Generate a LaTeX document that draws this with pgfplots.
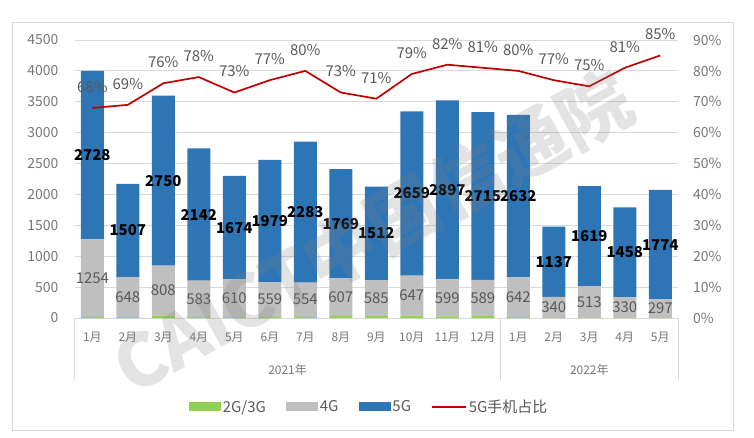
\documentclass[border=0pt]{standalone}
\usepackage{fontspec}
\setmainfont{Noto Sans CJK SC}
\usepackage{pgfplots}
\usepackage{pgfplotstable}
\pgfplotsset{compat=1.18}
\pgfkeys{/pgf/number format/1000 sep={}}

\definecolor{cgreen}{HTML}{92D050}
\definecolor{cgray}{HTML}{BFBFBF}
\definecolor{cblue}{HTML}{2E75B6}
\definecolor{cred}{HTML}{C00000}
\definecolor{gridc}{HTML}{D9D9D9}
\definecolor{tickc}{HTML}{767676}
\definecolor{labc}{HTML}{595959}

% month index, 2G/3G, 4G, 5G, 5G share (%)
\pgfplotstableread{
x g23 g4 g5 pct
0 20 1254 2728 68
1 15 648 1507 69
2 40 808 2750 76
3 20 583 2142 78
4 15 610 1674 73
5 20 559 1979 77
6 20 554 2283 80
7 35 607 1769 73
8 30 585 1512 71
9 40 647 2659 79
10 25 599 2897 82
11 30 589 2715 81
12 15 642 2632 80
13 3 340 1137 77
14 3 513 1619 75
15 3 330 1458 81
16 3 297 1774 85
}\phones

\pgfplotsset{
  base/.style={
    at={(74.6bp,120bp)}, anchor=south west,
    scale only axis, width=603.4bp, height=278bp,
    xmin=-0.5, xmax=16.5,
    axis line style={draw=none},
    major tick length=0pt,
    /pgf/number format/assume math mode=true,
  },
  barleg/.style={legend image code/.code={
      \fill[##1] (0bp,-4.5bp) rectangle (32bp,4.5bp);}},
  lineleg/.style={legend image code/.code={
      \draw[##1] (0bp,0bp) -- (34bp,0bp);}},
}

\begin{document}
\begin{tikzpicture}
\path[use as bounding box] (0bp,0bp) rectangle (754bp,438bp);
\draw[gridc, line width=0.8bp] (12.7bp,8bp) rectangle (733bp,416bp);

% bars
\begin{axis}[base, clip=false,
    ybar stacked, bar width=23bp,
    ymin=0, ymax=4500, ytick={0,500,...,4500},
    ymajorgrids, grid style={gridc, line width=0.8bp},
    ytick pos=left,
    yticklabel style={anchor=east, inner sep=0pt, xshift=-16bp,
      font=\fontsize{14}{16}\selectfont, text=tickc},
    xtick={0,...,16},
    xticklabels={1月,2月,3月,4月,5月,6月,7月,8月,9月,10月,11月,12月,1月,2月,3月,4月,5月},
    xticklabel style={anchor=base, inner sep=0pt, yshift=-23bp,
      font=\fontsize{12}{14}\selectfont, text=tickc},
    legend style={draw=none, at={(0.488,-0.32)}, anchor=center,
      legend columns=4, font=\fontsize{15}{17}\selectfont, text=labc,
      /tikz/every even column/.append style={column sep=18bp},
      inner sep=0pt},
  ]
  \addplot[fill=cgreen, draw=none, barleg] table[x=x, y=g23] {\phones};
  \addlegendentry{2G/3G}
  \addplot[fill=cgray, draw=none, barleg] table[x=x, y=g4] {\phones};
  \addlegendentry{4G}
  \addplot[fill=cblue, draw=none, barleg] table[x=x, y=g5] {\phones};
  \addlegendentry{5G}
  \addlegendimage{cred, line width=1.8bp, lineleg}
  \addlegendentry{5G手机占比}
  \draw[gridc, line width=0.8bp] (axis cs:-0.5,0) -- (axis cs:16.5,0);
  \draw[gridc, line width=0.8bp] (axis cs:-0.5,0) -- ++(0bp,-62bp);
  \draw[gridc, line width=0.8bp] (axis cs:11.5,0) -- ++(0bp,-62bp);
  \draw[gridc, line width=0.8bp] (axis cs:16.5,0) -- ++(0bp,-62bp);
  \node[text=tickc, font=\fontsize{12}{14}\selectfont] at (axis cs:5.5,0) [yshift=-52bp] {2021年};
  \node[text=tickc, font=\fontsize{12}{14}\selectfont] at (axis cs:14,0) [yshift=-52bp] {2022年};
\end{axis}

% segment labels
\begin{axis}[base, ymin=0, ymax=4500, ytick=\empty, xtick=\empty]
  \addplot[draw=none, mark=none, point meta=explicit symbolic,
    nodes near coords={\pgfplotspointmeta},
    every node near coord/.style={anchor=center, inner sep=0pt,
      text=labc, font=\fontsize{15}{17}\selectfont}]
    table[x=x, y expr=\thisrow{g23}+\thisrow{g4}/2, meta=g4] {\phones};
  \addplot[draw=none, mark=none, point meta=explicit symbolic,
    nodes near coords={\pgfplotspointmeta},
    every node near coord/.style={anchor=center, inner sep=0pt,
      text=black, font=\fontsize{15}{17}\selectfont\bfseries}]
    table[x=x, y expr=\thisrow{g23}+\thisrow{g4}+\thisrow{g5}/2, meta=g5] {\phones};
\end{axis}

% share line
\begin{axis}[base, ymin=0, ymax=90, ytick={0,10,...,90},
    axis y line*=right, axis x line=none,
    yticklabel={\pgfmathprintnumber{\tick}\%},
    yticklabel style={anchor=west, inner sep=0pt, xshift=15bp,
      font=\fontsize{14}{16}\selectfont, text=tickc},
  ]
  \addplot[cred, line width=1.7bp, mark=none, point meta=y,
    nodes near coords={\pgfmathprintnumber{\pgfplotspointmeta}\%},
    every node near coord/.style={anchor=center, inner sep=0pt, yshift=21bp,
      text=labc, font=\fontsize{15}{17}\selectfont}]
    table[x=x, y=pct] {\phones};
\end{axis}

% watermark
\node[rotate=29, opacity=0.22, text=gray, font=\fontsize{73}{73}\selectfont\bfseries]
  at (372bp,206bp) {CAICT中国信通院};
\end{tikzpicture}
\end{document}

• • • • •

Challenge
Reproduce the listing word for word and omit its pictures.

Answer to this exercise
Generate a LaTeX document that draws this with pgfplots.
\documentclass[border=0pt]{standalone}
\usepackage{fontspec}
\setmainfont{Noto Sans CJK SC}
\usepackage{pgfplots}
\usepackage{pgfplotstable}
\pgfplotsset{compat=1.18}
\pgfkeys{/pgf/number format/1000 sep={}}

\definecolor{cgreen}{HTML}{92D050}
\definecolor{cgray}{HTML}{BFBFBF}
\definecolor{cblue}{HTML}{2E75B6}
\definecolor{cred}{HTML}{C00000}
\definecolor{gridc}{HTML}{D9D9D9}
\definecolor{tickc}{HTML}{767676}
\definecolor{labc}{HTML}{595959}

% month index, 2G/3G, 4G, 5G, 5G share (%)
\pgfplotstableread{
x g23 g4 g5 pct
0 20 1254 2728 68
1 15 648 1507 69
2 40 808 2750 76
3 20 583 2142 78
4 15 610 1674 73
5 20 559 1979 77
6 20 554 2283 80
7 35 607 1769 73
8 30 585 1512 71
9 40 647 2659 79
10 25 599 2897 82
11 30 589 2715 81
12 15 642 2632 80
13 3 340 1137 77
14 3 513 1619 75
15 3 330 1458 81
16 3 297 1774 85
}\phones

\pgfplotsset{
  base/.style={
    at={(74.6bp,120bp)}, anchor=south west,
    scale only axis, width=603.4bp, height=278bp,
    xmin=-0.5, xmax=16.5,
    axis line style={draw=none},
    major tick length=0pt,
    /pgf/number format/assume math mode=true,
  },
  barleg/.style={legend image code/.code={
      \fill[##1] (0bp,-4.5bp) rectangle (32bp,4.5bp);}},
  lineleg/.style={legend image code/.code={
      \draw[##1] (0bp,0bp) -- (34bp,0bp);}},
}

\begin{document}
\begin{tikzpicture}
\path[use as bounding box] (0bp,0bp) rectangle (754bp,438bp);
\draw[gridc, line width=0.8bp] (12.7bp,8bp) rectangle (733bp,416bp);

% bars
\begin{axis}[base, clip=false,
    ybar stacked, bar width=23bp,
    ymin=0, ymax=4500, ytick={0,500,...,4500},
    ymajorgrids, grid style={gridc, line width=0.8bp},
    ytick pos=left,
    yticklabel style={anchor=east, inner sep=0pt, xshift=-16bp,
      font=\fontsize{14}{16}\selectfont, text=tickc},
    xtick={0,...,16},
    xticklabels={1月,2月,3月,4月,5月,6月,7月,8月,9月,10月,11月,12月,1月,2月,3月,4月,5月},
    xticklabel style={anchor=base, inner sep=0pt, yshift=-23bp,
      font=\fontsize{12}{14}\selectfont, text=tickc},
    legend style={draw=none, at={(0.488,-0.32)}, anchor=center,
      legend columns=4, font=\fontsize{15}{17}\selectfont, text=labc,
      /tikz/every even column/.append style={column sep=18bp},
      inner sep=0pt},
  ]
  \addplot[fill=cgreen, draw=none, barleg] table[x=x, y=g23] {\phones};
  \addlegendentry{2G/3G}
  \addplot[fill=cgray, draw=none, barleg] table[x=x, y=g4] {\phones};
  \addlegendentry{4G}
  \addplot[fill=cblue, draw=none, barleg] table[x=x, y=g5] {\phones};
  \addlegendentry{5G}
  \addlegendimage{cred, line width=1.8bp, lineleg}
  \addlegendentry{5G手机占比}
  \draw[gridc, line width=0.8bp] (axis cs:-0.5,0) -- (axis cs:16.5,0);
  \draw[gridc, line width=0.8bp] (axis cs:-0.5,0) -- ++(0bp,-62bp);
  \draw[gridc, line width=0.8bp] (axis cs:11.5,0) -- ++(0bp,-62bp);
  \draw[gridc, line width=0.8bp] (axis cs:16.5,0) -- ++(0bp,-62bp);
  \node[text=tickc, font=\fontsize{12}{14}\selectfont] at (axis cs:5.5,0) [yshift=-52bp] {2021年};
  \node[text=tickc, font=\fontsize{12}{14}\selectfont] at (axis cs:14,0) [yshift=-52bp] {2022年};
\end{axis}

% segment labels
\begin{axis}[base, ymin=0, ymax=4500, ytick=\empty, xtick=\empty]
  \addplot[draw=none, mark=none, point meta=explicit symbolic,
    nodes near coords={\pgfplotspointmeta},
    every node near coord/.style={anchor=center, inner sep=0pt,
      text=labc, font=\fontsize{15}{17}\selectfont}]
    table[x=x, y expr=\thisrow{g23}+\thisrow{g4}/2, meta=g4] {\phones};
  \addplot[draw=none, mark=none, point meta=explicit symbolic,
    nodes near coords={\pgfplotspointmeta},
    every node near coord/.style={anchor=center, inner sep=0pt,
      text=black, font=\fontsize{15}{17}\selectfont\bfseries}]
    table[x=x, y expr=\thisrow{g23}+\thisrow{g4}+\thisrow{g5}/2, meta=g5] {\phones};
\end{axis}

% share line
\begin{axis}[base, ymin=0, ymax=90, ytick={0,10,...,90},
    axis y line*=right, axis x line=none,
    yticklabel={\pgfmathprintnumber{\tick}\%},
    yticklabel style={anchor=west, inner sep=0pt, xshift=15bp,
      font=\fontsize{14}{16}\selectfont, text=tickc},
  ]
  \addplot[cred, line width=1.7bp, mark=none, point meta=y,
    nodes near coords={\pgfmathprintnumber{\pgfplotspointmeta}\%},
    every node near coord/.style={anchor=center, inner sep=0pt, yshift=21bp,
      text=labc, font=\fontsize{15}{17}\selectfont}]
    table[x=x, y=pct] {\phones};
\end{axis}

% watermark
\node[rotate=29, opacity=0.22, text=gray, font=\fontsize{73}{73}\selectfont\bfseries]
  at (372bp,206bp) {CAICT中国信通院};
\end{tikzpicture}
\end{document}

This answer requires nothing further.